Critique : Harry Potter et la Coupe de Feu, un film décevant.
Après deux épisodes signés du fade Chris Columbus, Harry Potter et le prisonnier d’Azkaban, réalisé par le mexicain Alfonso Cuaron, avait créé la surprise par ses ambitions esthétiques prometteuses. Moins magique, Harry Potter et la Coupe de Feu est un drame sportif conventionnel et prévisible. On en sort désensorcelé.
Harry Potter et la Coupe de Feu est le pivot central des aventures du célèbre jeune sorcier à lunettes et à la légendaire cicatrice. Car il scelle la résurrection du terrifiant Lord Voldemort. Quatrième tome de la saga créée par l’auteur britannique J. K. Rowling, plus dense et complexe, son passage sur grand écran a nécessité des choix narratifs pour rendre le film parfaitement intelligible dans un minimum de temps. Au départ, il fut même question de deux films, mais le scénariste Steve Kloves a réussi à réduire le script pour donner un thriller faisant tout juste deux heures trente.
Étant le quatrième volet de la franchise, avec un contexte déjà bien situé, le film ne s’attarde plus au monde des moldus (non-magiciens) et écarte les habitués de la série (Hagrid, les professeurs, Drago Malefoy, etc.) comme les personnages secondaires (Sirius Black, les concurrents du tournoi, etc.) afin de se concentrer sur la menace qui plane sur Harry.

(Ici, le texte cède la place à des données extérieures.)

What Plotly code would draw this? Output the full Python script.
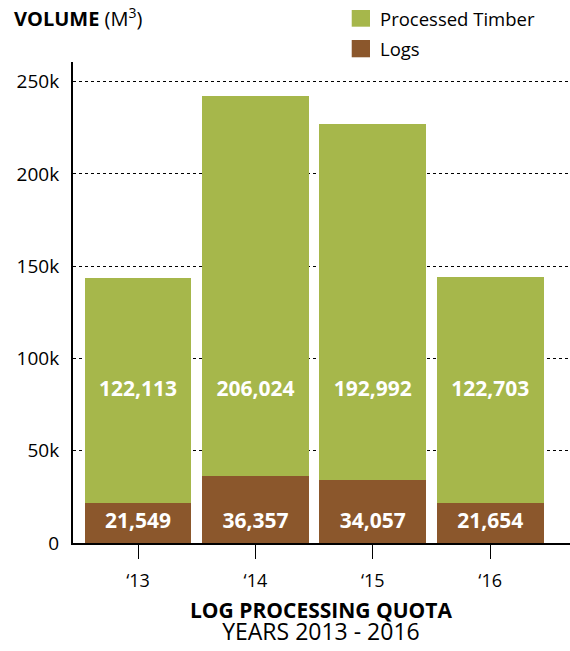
import plotly.graph_objects as go

# data
years = ["'13", "'14", "'15", "'16"]
year_labels = ["\u201813", "\u201814", "\u201815", "\u201816"]
logs = [21549, 36357, 34057, 21654]
processed = [122113, 206024, 192992, 122703]
y_ticks = [0, 50000, 100000, 150000, 200000, 250000]
y_tick_text = ["0", "50k", "100k", "150k", "200k", "250k"]

GREEN = "#A6B74B"
BROWN = "#8B572C"
FONT = "Open Sans"
LABEL_FONT = dict(color="white", size=21, family=FONT, weight="bold")

fig = go.Figure()
fig.add_trace(go.Bar(x=years, y=logs, name="Logs", marker_color=BROWN,
                     marker_line_width=0, hoverinfo="y"))
fig.add_trace(go.Bar(x=years, y=processed, name="Processed Timber",
                     marker_color=GREEN, marker_line_width=0, hoverinfo="y"))

# value labels sit at a fixed height in each segment
fig.add_trace(go.Scatter(x=years, y=[10800] * len(years), mode="text",
                         text=[f"{v:,}" for v in logs], textfont=LABEL_FONT,
                         hoverinfo="skip"))
fig.add_trace(go.Scatter(x=years, y=[82400] * len(years), mode="text",
                         text=[f"{v:,}" for v in processed], textfont=LABEL_FONT,
                         hoverinfo="skip"))

fig.update_layout(
    width=570, height=651,
    margin=dict(l=73, r=0, t=62, b=108),
    barmode="stack", bargap=0.09,
    plot_bgcolor="white", paper_bgcolor="white",
    showlegend=False,
    font=dict(family=FONT, color="black", size=18),
)
fig.update_xaxes(
    range=[-0.554, 3.68], tickvals=years, ticktext=year_labels,
    showline=True, linecolor="black", linewidth=2,
    ticks="outside", ticklen=14, tickwidth=1, tickcolor="black",
    ticklabelstandoff=6, showgrid=False, tickfont=dict(size=18),
)
fig.update_yaxes(
    range=[0, 260700], tickvals=y_ticks, ticktext=y_tick_text,
    showline=True, linecolor="black", linewidth=2,
    showgrid=True, gridcolor="black", griddash="dot", gridwidth=1.3,
    zeroline=False, ticks="", ticklabelstandoff=8, tickfont=dict(size=19),
)

# title top left
fig.add_annotation(
    x=-0.1227, y=1.092, xref="paper", yref="paper",
    xanchor="left", yanchor="middle", showarrow=False,
    text="<b>VOLUME</b> (M<sup>3</sup>)", font=dict(size=20),
)

# legend
legend_items = [("Processed Timber", GREEN, 1.0734, 1.1081, 1.0908),
                ("Logs", BROWN, 1.0098, 1.0457, 1.0277)]
for label, color, y0, y1, ym in legend_items:
    fig.add_shape(
        type="rect", xref="paper", yref="paper",
        x0=0.5608, x1=0.5976, y0=y0, y1=y1,
        fillcolor=color, line_width=0,
    )
    fig.add_annotation(
        x=0.613, y=ym, xref="paper", yref="paper",
        xanchor="left", yanchor="middle", showarrow=False,
        text=label, font=dict(size=18.5),
    )

# bottom title, two lines in one block
fig.add_annotation(
    x=0.499, y=-0.1642, xref="paper", yref="paper",
    xanchor="center", yanchor="middle", showarrow=False,
    text=("<span style='font-size:21px'><b>LOG PROCESSING QUOTA</b></span><br>"
          "<span style='font-size:23px'>YEARS 2013 - 2016</span>"),
    font=dict(size=17),
)

fig.write_html("out.html", config={"displayModeBar": False},
               post_script="document.body.style.margin='0';")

Sur un rythme effréné, le réalisateur Mike Newell met en images une intrigue resserrée par des raccourcis parfois habiles, comme la Coupe du monde de Quidditch, afin d’installer le suspense et de maintenir le spectateur dans l’expectative. Au bout d’une demi-heure, il a déjà transposé à l’écran dix-huit chapitres, soit plus de 200 pages ! Malheureusement pressé, il expédie les caractères avec des traits grossiers ; c’est le cas pour le personnage de Bartémius Croupton Jr (David Tennant), sortant de nulle part, réduit à un tic psychotique.

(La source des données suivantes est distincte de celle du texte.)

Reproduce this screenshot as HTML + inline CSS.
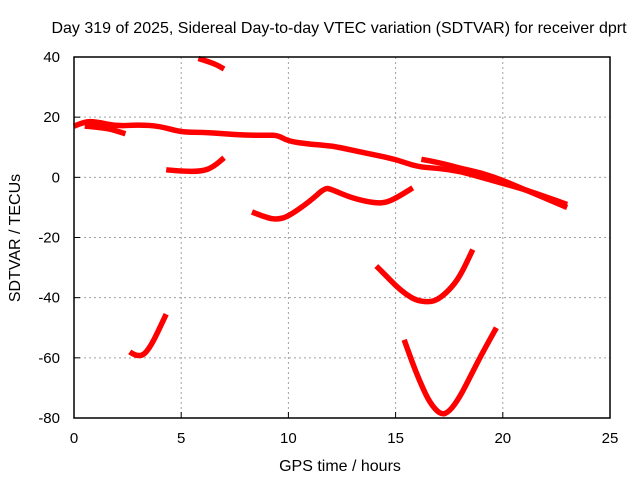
<!DOCTYPE html>
<html><head><meta charset="utf-8"><style>
body{margin:0;background:#fff;}
svg{display:block;font-family:"Liberation Sans",sans-serif;}
</style></head><body>
<svg id="chart" width="640" height="480" xmlns="http://www.w3.org/2000/svg">
<text x="339" y="33" font-size="16" text-anchor="middle">Day 319 of 2025, Sidereal Day-to-day VTEC variation (SDTVAR) for receiver dprt</text>
<text x="340" y="471" font-size="16" text-anchor="middle">GPS time / hours</text>
<text transform="translate(20,238) rotate(-90)" font-size="16" text-anchor="middle">SDTVAR / TECUs</text>
<g id="grid"></g><g id="series"></g><g id="axes"></g>
</svg>
<script>
const xTicks=[0,5,10,15,20,25];
const yTicks=[40,20,0,-20,-40,-60,-80];
const segMain=[[0,17],[0.5,18.5],[1,18.5],[2,17],[3,17.5],[4,17],[5,15],[6,15],[7,14.5],[8,14],[9,14],[9.5,14],[10,12],[11,11],[12,10.5],[13,9],[14,7.5],[15,6],[16,3.5],[17,3],[18,2],[19,0],[20,-2],[21,-4],[22,-6.5],[23,-9]];
const segMain2=[[16.2,6],[17,5],[18,3],[19,1.5],[20,-1],[21,-4],[22,-7],[23,-10]];
const segStart=[[0.5,17],[1.5,16.5],[2.4,14.5]];
const segTop=[[5.8,39.5],[6.5,38],[7,36]];
const segLow1=[[4.3,2.5],[5,2],[6,2],[6.5,3.5],[7,6.5]];
const segMid=[[8.3,-11.5],[9,-13.5],[9.5,-14],[10,-13],[11,-8],[11.7,-3.5],[12,-4],[13,-7],[14,-8.5],[14.5,-8.5],[15,-7],[15.8,-3.5]];
const segBowl1=[[14.1,-29.5],[14.6,-33],[15,-36],[15.5,-39],[16,-41],[16.6,-41.5],[17,-40.5],[17.5,-37.5],[18,-33],[18.6,-24]];
const segSmall=[[2.6,-58],[3,-60],[3.5,-57.5],[4.3,-45.5]];
const segBowl2=[[15.4,-54],[15.8,-62],[16.2,-69],[16.6,-75],[17.1,-79],[17.5,-78],[18,-73],[18.5,-66],[19,-59],[19.7,-50]];
const segments=[segMain,segMain2,segStart,segTop,segLow1,segMid,segBowl1,segSmall,segBowl2];
const X0=74,X1=610,Y0=418,Y1=57;
const xs=v=>X0+(v-0)/25*(X1-X0);
const ys=v=>Y0-(v+80)/120*(Y0-Y1);
const NS="http://www.w3.org/2000/svg";
function mk(t,p,a){const e=document.createElementNS(NS,t);for(const k in a)e.setAttribute(k,a[k]);p.appendChild(e);return e;}
const grid=document.getElementById('grid'),axes=document.getElementById('axes'),ser=document.getElementById('series');
xTicks.forEach(t=>{const x=xs(t);
 if(t>0&&t<25){const l=mk('line',grid,{x1:x,x2:x,y1:Y1,y2:Y0,stroke:'#a0a0a0','stroke-dasharray':'2,3'});
 }
 const tl=mk('line',axes,{x1:x,x2:x,y1:Y0,y2:Y0-6,stroke:'#000'});
 
 const tx=mk('text',axes,{x:x,y:Y0+25,'font-size':15,'text-anchor':'middle'});tx.textContent=t;
 });
yTicks.forEach(t=>{const y=ys(t);
 if(t>-80&&t<40){const l=mk('line',grid,{x1:X0,x2:X1,y1:y,y2:y,stroke:'#a0a0a0','stroke-dasharray':'2,3'});
 }
 const tl=mk('line',axes,{x1:X0,x2:X0+6,y1:y,y2:y,stroke:'#000'});
 
 const tx=mk('text',axes,{x:X0-14,y:y+5,'font-size':15,'text-anchor':'end'});tx.textContent=t;
 });
const fr=mk('rect',axes,{x:X0,y:Y1,width:X1-X0,height:Y0-Y1,fill:'none',stroke:'#000','stroke-width':1.5});

function smooth(s){const p=s.map(d=>[xs(d[0]),ys(d[1])]);
 let d='M'+p[0][0]+','+p[0][1];
 for(let i=1;i<p.length-1;i++){const mx=(p[i][0]+p[i+1][0])/2,my=(p[i][1]+p[i+1][1])/2;d+=' Q'+p[i][0]+','+p[i][1]+' '+mx+','+my;}
 d+=' L'+p[p.length-1][0]+','+p[p.length-1][1];return d;}
segments.forEach(s=>{const p=mk('path',ser,{d:smooth(s),fill:'none',stroke:'#ff0000','stroke-width':5.5,'stroke-linejoin':'round','stroke-linecap':'butt'});
 });
</script>
</body></html>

Servie par une musique symphonique parfois lourde, composée par Patrick Doyle, l’atmosphère est, certes, plus sinistre et noire, mais moins soignée et inspirée que celle de Cuaron. Sa plus grande faiblesse est son manque d’imagination dans les scènes d’action, avec un montage saccadé. Dans la première tâche avec le dragon, Newell filme des clichés aux rebondissements usés. Quant à la grande scène tant attendue au cimetière entre Harry Potter et Voldemort, il ne maîtrise pas totalement l’espace, perdant ainsi sa valeur dramatique et plastique. À la fin du film, on sent d’ailleurs un réalisateur essoufflé, bâclant, avec un Harry sans trouble malgré toutes ces épreuves douloureuses, alors que dans le roman il est nerveux et bouleversé par la perte de son camarade Cédric Diggory.
Mais sa touche personnelle la plus réussie est sa direction intimiste des acteurs, et des scènes psychologiques d’une intensité dramatique intéressante, par exemple la séquence du tirage des participants au tournoi international de sorcellerie. Il est le premier réalisateur britannique à mettre en scène un film de la saga Harry Potter. Le collège de Poudlard n’a jamais été aussi vivant et so british que dans cet épisode agrémenté de quelques scènes cocasses sur les émois de l’adolescence. Cinéaste de l’émotion, Mike Newell (Quatre mariages et un enterrement) apporte alors une nouvelle dimension non négligeable aux personnages, et améliore également le jeu des trois acteurs principaux (Daniel Radcliffe, Emma Watson et Rupert Grint). Soulignons enfin la performance remarquable de Brendan Gleeson en Maugrey Fol Œil, le jeu exquis, mais hélas accessoire, de Miranda Richardson en la journaliste Rita Skeeter, et la justesse émouvante du comédien shakespearien Michael Gambon, en un Dumbledore usé, dépassé par les évènements et attaché à son jeune protégé. Ah oui ! Il y a aussi Ralph Viennes, méconnaissable mais peu effrayant en "vous savez qui", en raison d’un jeu trop théâtral.